# What is required
Print word for word the first line of the listing below and every line after it, through the line with "const xTicks = [1, 2, 3, 4];". Leave out the pictures and the rest.

***

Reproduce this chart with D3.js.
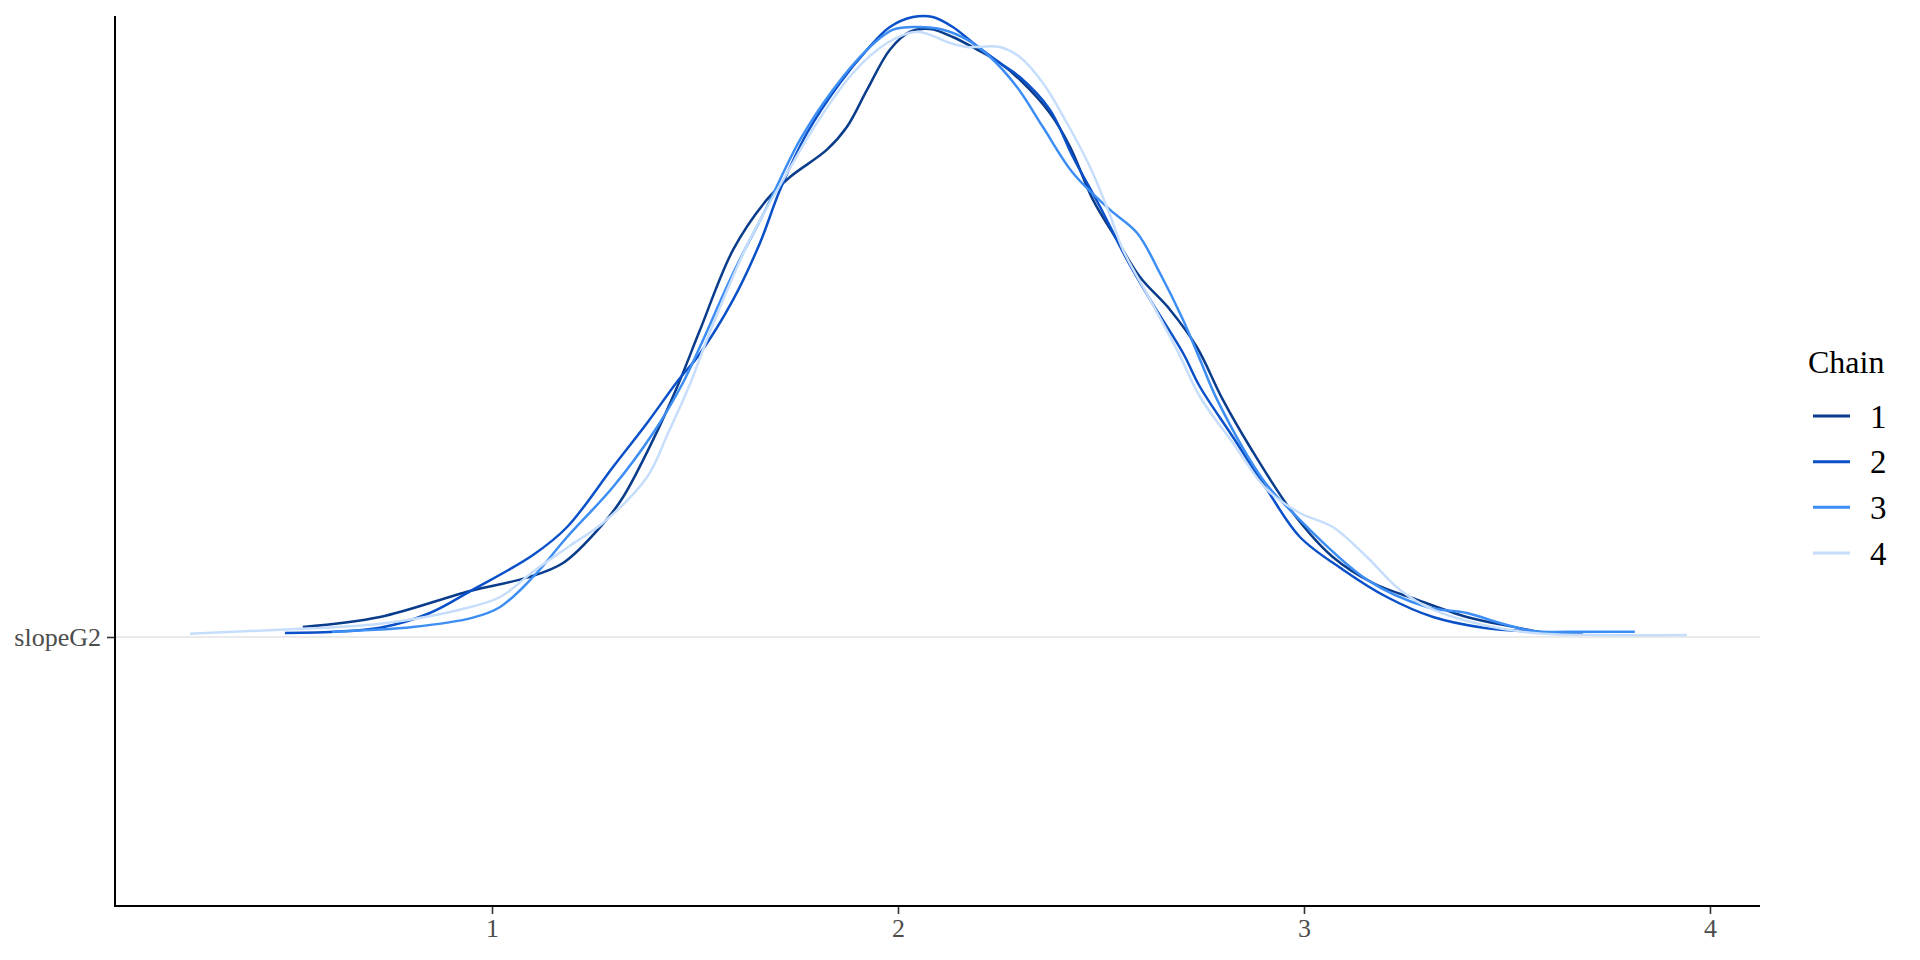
<!DOCTYPE html>
<html>
<head>
<meta charset="utf-8">
<script src="https://cdn.jsdelivr.net/npm/d3@7"></script>
<style>
  html, body { margin: 0; padding: 0; background: #ffffff; }
  svg { display: block; font-family: "Liberation Serif", "Times New Roman", serif; }
</style>
</head>
<body>
<svg id="chart" width="1920" height="960"></svg>
<script>
// ---------------- data ----------------
const params = ["slopeG2"];
const chains = ["1", "2", "3", "4"];
const xTicks = [1, 2, 3, 4];

const chain1X = [0.534,0.724,0.946,1.086,1.175,1.271,1.323,1.397,1.456,1.512,1.594,1.677,1.734,1.825,1.874,1.924,1.980,2.030,2.079,2.135,2.195,2.251,2.300,2.374,2.424,2.480,2.539,2.596,2.670,2.736,2.800,2.867,2.973,3.071,3.170,3.278,3.401,3.525,3.594];
const chain1D = [0.015,0.030,0.069,0.089,0.111,0.168,0.210,0.296,0.375,0.460,0.581,0.656,0.690,0.731,0.765,0.821,0.881,0.908,0.912,0.900,0.881,0.861,0.836,0.786,0.735,0.656,0.596,0.540,0.491,0.435,0.356,0.285,0.186,0.120,0.081,0.056,0.030,0.014,0.006];

const chain2X = [0.490,0.724,0.847,0.953,1.101,1.185,1.298,1.382,1.456,1.512,1.594,1.660,1.709,1.776,1.857,1.924,1.980,2.037,2.086,2.135,2.185,2.251,2.300,2.374,2.431,2.498,2.564,2.621,2.702,2.744,2.825,2.909,2.990,3.096,3.204,3.318,3.441,3.564,3.687];
const chain2D = [0.006,0.014,0.036,0.071,0.123,0.165,0.255,0.321,0.383,0.425,0.506,0.591,0.670,0.756,0.831,0.881,0.915,0.930,0.930,0.915,0.891,0.861,0.840,0.791,0.720,0.645,0.566,0.506,0.426,0.375,0.300,0.221,0.150,0.101,0.060,0.030,0.014,0.008,0.006];

const chain3X = [0.606,0.805,0.953,1.020,1.101,1.185,1.298,1.397,1.470,1.512,1.594,1.677,1.759,1.840,1.924,1.988,2.047,2.111,2.170,2.227,2.293,2.357,2.431,2.522,2.589,2.645,2.702,2.744,2.786,2.899,2.973,3.155,3.303,3.401,3.483,3.564,3.687,3.815];
const chain3D = [0.008,0.015,0.029,0.045,0.090,0.150,0.225,0.306,0.381,0.435,0.546,0.645,0.746,0.821,0.881,0.911,0.915,0.911,0.896,0.870,0.825,0.765,0.696,0.641,0.606,0.546,0.476,0.416,0.356,0.236,0.186,0.086,0.045,0.036,0.021,0.009,0.008,0.008];

const chain4X = [0.256,0.478,0.724,0.921,1.020,1.101,1.192,1.273,1.382,1.433,1.488,1.537,1.635,1.727,1.800,1.889,1.973,2.047,2.128,2.170,2.251,2.300,2.357,2.416,2.473,2.522,2.554,2.621,2.687,2.744,2.825,2.909,2.990,3.071,3.155,3.236,3.318,3.441,3.564,3.729,3.943];
const chain4D = [0.005,0.011,0.020,0.041,0.060,0.098,0.137,0.171,0.240,0.305,0.380,0.458,0.596,0.696,0.771,0.846,0.891,0.908,0.891,0.885,0.885,0.870,0.831,0.771,0.705,0.633,0.581,0.506,0.431,0.360,0.291,0.221,0.186,0.165,0.120,0.071,0.041,0.018,0.006,0.003,0.003];

const chainColors = ["#0a3c8c", "#0a50c8", "#3d8ef4", "#c6defb"];

// ---------------- build ----------------
const series = [
  { chain: chains[0], xs: chain1X, ds: chain1D },
  { chain: chains[1], xs: chain2X, ds: chain2D },
  { chain: chains[2], xs: chain3X, ds: chain3D },
  { chain: chains[3], xs: chain4X, ds: chain4D }
].map(s => ({ chain: s.chain, param: params[0], pts: s.xs.map((x, i) => ({ x, d: s.ds[i] })) }));

const svg = d3.select("#chart");
svg.append("rect").attr("width", 1920).attr("height", 960).attr("fill", "#ffffff");

const plotLeft = 115, plotRight = 1760, plotTop = 16, plotBottom = 906;

const x = d3.scaleLinear().domain([0.0714, 4.1232]).range([plotLeft, plotRight]);
const yCat = d3.scalePoint().domain(params).range([637, 637]);
const yDens = d3.scaleLinear().domain([0, 0.93]).range([0, 620]);
const color = d3.scaleOrdinal().domain(chains).range(chainColors);

// gridline at parameter baseline
svg.append("g").selectAll("line").data(params).join("line")
  .attr("x1", plotLeft).attr("x2", plotRight)
  .attr("y1", d => yCat(d)).attr("y2", d => yCat(d))
  .attr("stroke", "#e3e3e3").attr("stroke-width", 1.6);

// density lines
const line = d3.line()
  .x(p => x(p.x))
  .y(p => yCat(params[0]) - yDens(p.d))
  .curve(d3.curveCatmullRom.alpha(0.5));

svg.append("g").selectAll("path").data(series).join("path")
  .attr("d", s => line(s.pts))
  .attr("fill", "none")
  .attr("stroke", s => color(s.chain))
  .attr("stroke-width", 2.5)
  .attr("stroke-linecap", "butt");

// x axis
const xAxis = svg.append("g")
  .attr("transform", `translate(0,${plotBottom})`)
  .call(d3.axisBottom(x).tickValues(xTicks).tickFormat(d3.format("d")).tickSize(8).tickPadding(5));
xAxis.select(".domain").remove();
xAxis.selectAll(".tick line").attr("stroke", "#333333").attr("stroke-width", 1.6);
xAxis.selectAll(".tick text")
  .attr("fill", "#4d4d4d").attr("font-size", 26)
  .attr("font-family", "'Liberation Serif', 'Times New Roman', serif");

// y axis
const yAxis = svg.append("g")
  .attr("transform", `translate(${plotLeft},0)`)
  .call(d3.axisLeft(yCat).tickSize(8).tickPadding(6));
yAxis.select(".domain").remove();
yAxis.selectAll(".tick line").attr("stroke", "#333333").attr("stroke-width", 1.6);
yAxis.selectAll(".tick text")
  .attr("fill", "#4d4d4d").attr("font-size", 26)
  .attr("font-family", "'Liberation Serif', 'Times New Roman', serif");

// axis lines
svg.append("line").attr("x1", plotLeft).attr("x2", plotLeft).attr("y1", plotTop).attr("y2", plotBottom + 1)
  .attr("stroke", "#000000").attr("stroke-width", 2);
svg.append("line").attr("x1", plotLeft - 1).attr("x2", plotRight).attr("y1", plotBottom).attr("y2", plotBottom)
  .attr("stroke", "#000000").attr("stroke-width", 2);

// legend
const legend = svg.append("g").attr("transform", "translate(1808,0)");
legend.append("text").attr("x", 0).attr("y", 373).text("Chain")
  .attr("font-size", 32).attr("fill", "#000000");
const legY = d3.scalePoint().domain(chains).range([416, 553]);
const items = legend.selectAll("g.item").data(chains).join("g").attr("class", "item")
  .attr("transform", c => `translate(0,${legY(c)})`);
items.append("line").attr("x1", 5).attr("x2", 42).attr("y1", 0).attr("y2", 0)
  .attr("stroke", c => color(c)).attr("stroke-width", 3);
items.append("text").attr("x", 62).attr("y", 0).attr("dy", "0.35em").text(c => c)
  .attr("font-size", 33).attr("fill", "#000000");
</script>
</body>
</html>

***

# Full response
Reproduce this chart with D3.js.
<!DOCTYPE html>
<html>
<head>
<meta charset="utf-8">
<script src="https://cdn.jsdelivr.net/npm/d3@7"></script>
<style>
  html, body { margin: 0; padding: 0; background: #ffffff; }
  svg { display: block; font-family: "Liberation Serif", "Times New Roman", serif; }
</style>
</head>
<body>
<svg id="chart" width="1920" height="960"></svg>
<script>
// ---------------- data ----------------
const params = ["slopeG2"];
const chains = ["1", "2", "3", "4"];
const xTicks = [1, 2, 3, 4];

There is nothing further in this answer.